站在冠中先生的画作前,因为水墨设色纸本的《海风》与《瀑布》呈现的是极大反差的对比。用冠中先生的话来说,一个是“大风起兮树飞扬,滨海之林皆倾斜,海风烈、从树苗到老迈,终生腰未直……”;一个则是“……素白的奔泻,纯净的奔泻,似一面明镜,让世人照见自身的污浊”。毫无疑问,这两幅画作都是冠中先生“性灵”的倾诉,让我们洞见的是一种暴风骤雨来临前的宁静,一种“飞流直下”中的宁静……国城先生编舞的动力,体现为“闹中取静”、“以动示静”!体现为以“倾斜中的坚守”去反照“污浊中的尘世”!到这时,我才惊异地发现,以明镜似的《瀑布》去与剪纸般的《抛了年华》作首尾呼应,在于国城先生追随并洞照了冠中先生心灵的敞亮和心境的澄澈,使得一颗颗珠贯玉串的“舞蹈诗”有了一束性灵之光来串联,让我们觉得它仿佛是一出舞剧——一出以诗性画境营造的冠中先生的人生戏剧!

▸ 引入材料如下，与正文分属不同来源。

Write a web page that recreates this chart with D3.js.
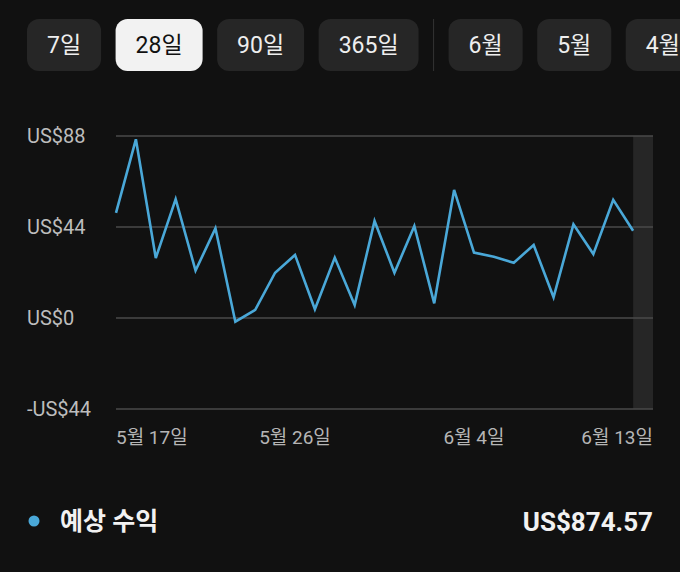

品评大型舞蹈诗《双燕——吴冠中名画随想》,令人陶醉的是冠中先生画境中随着可见的舞意,而令人凝思的则是国城先生对画境性灵的洞察与诠释。余下的问题是,近年来在香港舞蹈团佳作叠出并力图探索一条舞团风格之路的梁国城,何以在此时将诠释对象聚焦于吴冠中呢?国城先生认为:吴冠中是一位“穿梭于两极的燃灯者”,既提倡传统中国画的意象,又深谙西方抽象主义构图的性灵美。对于作为编舞者的他来说,尤其是作为身处港岛这个东、西文化交汇都市中的编舞者,他认同这种追求并期待能达到某种极致。梁国城还说:我很喜欢冠中先生对“不断线的风筝”的追求。我认同冠中先生的追求,倾向于舞作散发出强烈的生活气息,倾向于舞作以“生活气息”与人民大众进行“情感交流”,努力在“不断线的风筝”中挺立自己“面对众生的独立风骨”。